Speedy wrote:
I love Chinese capacitors designed and manufactured to screw us over.
It's actually funnier than that; Wikipedia only admits to half of the story:
http://en.wikipedia.org/wiki/Capacitor_plague
(Apple was bitten badly by this; there were a lot of Airports and iMacs affected.)
The full story is that the "Bad Formulation" was deliberately left where it could be easily found. What started out as a simple "Industrial Espionage" revenge prank then went wildly out of control.
The result is that for serious purposes, no Chinese capacitor can be trusted at all. There are definitely good ones, but how can one tell?

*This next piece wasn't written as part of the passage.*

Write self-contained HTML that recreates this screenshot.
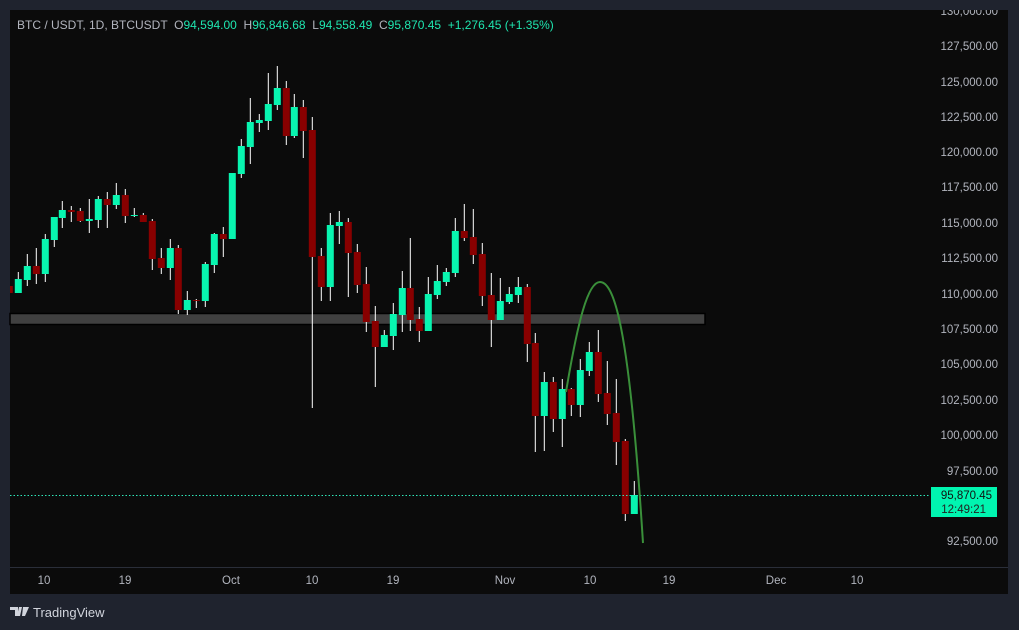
<!DOCTYPE html>
<html><head><meta charset="utf-8"><style>
html,body{margin:0;padding:0;width:1019px;height:630px;background:#1f232e;overflow:hidden;font-family:"Liberation Sans",sans-serif}
#p{position:absolute;left:10px;top:10px;width:998px;height:584px;background:#0b0b0b;overflow:hidden}
svg{position:absolute;left:0;top:0}
</style></head><body>
<div id="p"></div>
<svg width="1019" height="630" id="s"></svg>
<script>
var d=[
[9,0,286,293,286,293],[18,1,279,293,272,293],[27,1,266,280,254,286],[36,0,266,274,248,284],[45,1,239,274,234,282],
[54,1,217,240,217,247],[62,1,210,218,201,228],[71,0,210,212,206,222],[80,0,211,221,208,222],[89,1,219,221,199,233],
[98,1,199,220,196,228],[107,0,199,205,192,228],[116,1,195,205,183,209],[125,0,195,216,189,223],[134,1,215,216,208,217],
[143,0,215,222,213,222],[152,0,221,259,219,270],[161,0,258,268,248,274],[170,1,248,268,239,280],[178,0,248,310,245,314],
[187,1,300,310,291,315],[196,0,300,301,299,308],[205,1,264,301,262,307],[214,1,234,265,233,273],[223,0,234,239,227,257],
[232,1,173,239,173,239],[241,1,146,174,139,178],[250,1,122,147,98,164],[259,1,120,123,114,132],[268,1,104,121,73,130],
[277,1,88,105,66,110],[286,0,88,136,81,145],[294,1,107,136,94,138],[303,0,107,131,100,158],[312,0,130,257,117,408],
[321,0,256,287,248,301],[330,1,225,287,213,301],[339,1,222,226,211,244],[348,0,222,253,218,297],[357,0,252,285,244,293],
[366,0,284,322,267,332],[375,0,321,347,306,387],[384,1,335,347,330,347],[393,1,314,336,303,350],[402,1,288,315,271,332],
[410,0,288,320,238,331],[419,0,319,331,307,342],[428,1,294,331,277,331],[437,1,281,295,265,299],[446,1,272,282,268,286],
[455,1,231,273,218,277],[464,0,231,238,204,241],[473,0,237,255,209,264],[482,0,254,296,243,306],[491,0,295,320,273,347],
[500,1,301,320,278,320],[509,1,294,302,287,304],[518,1,287,295,277,303],[527,0,287,344,284,362],[535,0,343,416,333,452],
[544,1,382,416,372,451],[553,0,382,419,377,432],[562,1,389,419,379,447],[571,0,389,405,388,416],[580,1,370,405,359,417],
[589,1,352,371,342,376],[598,0,352,394,330,402],[607,0,393,414,361,425],[616,0,413,442,379,465],[625,0,441,514,439,521],
[634,1,495,514,481,514]];
var h='<defs><clipPath id="c"><rect x="10" y="10" width="920" height="557"/></clipPath></defs>';
h+='<rect x="10" y="313.5" width="695" height="11" fill="#404040" stroke="#000" stroke-width="1.5"/>';
h+='<g clip-path="url(#c)">';
d.forEach(function(c){var x=c[0]+0.3;
h+='<rect x="'+(x-0.5)+'" y="'+c[4]+'" width="1" height="'+(c[5]-c[4])+'" fill="#fff"/>';
h+='<rect x="'+(x-3.5)+'" y="'+c[2]+'" width="7" height="'+Math.max(1,c[3]-c[2])+'" fill="'+(c[1]?'#08f5b0':'#880000')+'"/>';});
h+='</g>';
h+='<line x1="10" y1="495.5" x2="930" y2="495.5" stroke="#2ee6b8" stroke-width="1" stroke-dasharray="1.5 2"/>';
h+='<path d="M566,392 C578,320 588,282 600,282 C616,282 630,340 643,543" fill="none" stroke="#3a8f3a" stroke-width="2"/>';
h+='<line x1="10" y1="567.5" x2="1008" y2="567.5" stroke="#2a2e39" stroke-width="1"/>';
var L=[[11,"130,000.00"],[46,"127,500.00"],[82,"125,000.00"],[117,"122,500.00"],[152,"120,000.00"],[187,"117,500.00"],[223,"115,000.00"],[258,"112,500.00"],[294,"110,000.00"],[329,"107,500.00"],[364,"105,000.00"],[400,"102,500.00"],[435,"100,000.00"],[471,"97,500.00"],[541,"92,500.00"]];
h+='<g clip-path="url(#c2)"><clipPath id="c2"><rect x="930" y="10" width="78" height="557"/></clipPath>';
L.forEach(function(l){h+='<text x="998" y="'+(l[0]+4)+'" text-anchor="end" font-size="11.5" fill="#b2b5be">'+l[1]+'</text>';});
h+='</g>';
h+='<rect x="931" y="487" width="66" height="30" fill="#00f5b0"/>';
h+='<text x="992" y="499" text-anchor="end" font-size="11.5" fill="#111">95,870.45</text>';
h+='<text x="986" y="513" text-anchor="end" font-size="11.5" fill="#222">12:49:21</text>';
[[44,"10"],[125,"19"],[231,"Oct"],[312,"10"],[393,"19"],[505,"Nov"],[590,"10"],[669,"19"],[776,"Dec"],[857,"10"]].forEach(function(t){
h+='<text x="'+t[0]+'" y="584" text-anchor="middle" font-size="11.5" fill="#b2b5be">'+t[1]+'</text>';});
h+='<text x="17" y="29" font-size="12" fill="#b2b5be" style="white-space:pre">BTC / USDT, 1D, BTCUSDT  O<tspan fill="#1fe6b0">94,594.00</tspan>  H<tspan fill="#1fe6b0">96,846.68</tspan>  L<tspan fill="#1fe6b0">94,558.49</tspan>  C<tspan fill="#1fe6b0">95,870.45  +1,276.45 (+1.35%)</tspan></text>';
h+='<path d="M10,607 h8 v9 h-3 v-6 h-5z M19,607 h3 l-2,9 h-3z M23,607 h6 l-4,9 h-3z" fill="#d1d4dc"/>';
h+='<text x="33" y="617" font-size="13" fill="#d1d4dc">TradingView</text>';
document.getElementById('s').innerHTML=h;
</script>
</body></html>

Sometimes, actual legitimate manufacturer incompetence is involved. Hitachi will never live down that awful "SV" line of series bias diodes. Delco, if they were still around, has some 'splaining to do about those tawdry XPL909 transistors. And RCA's Dual-Gate 40673 MOSFETS went bad just
thinking about static electricity.
But no deliberate fraud was involved.
It's almost at the point that large value caps should be socketed. If something starts getting goofy, pull the caps, go down to the local Safeway with a Capacitor checking machine, and run them through the Green-Good, Red-Bad cycle. Buy any replacements then and there, and once home, plug the caps back in, making sure that the orientations are reasonably correct.
If this sounds absurd, there were a few decades where people did exactly this, with their TV set Vacuum Tubes.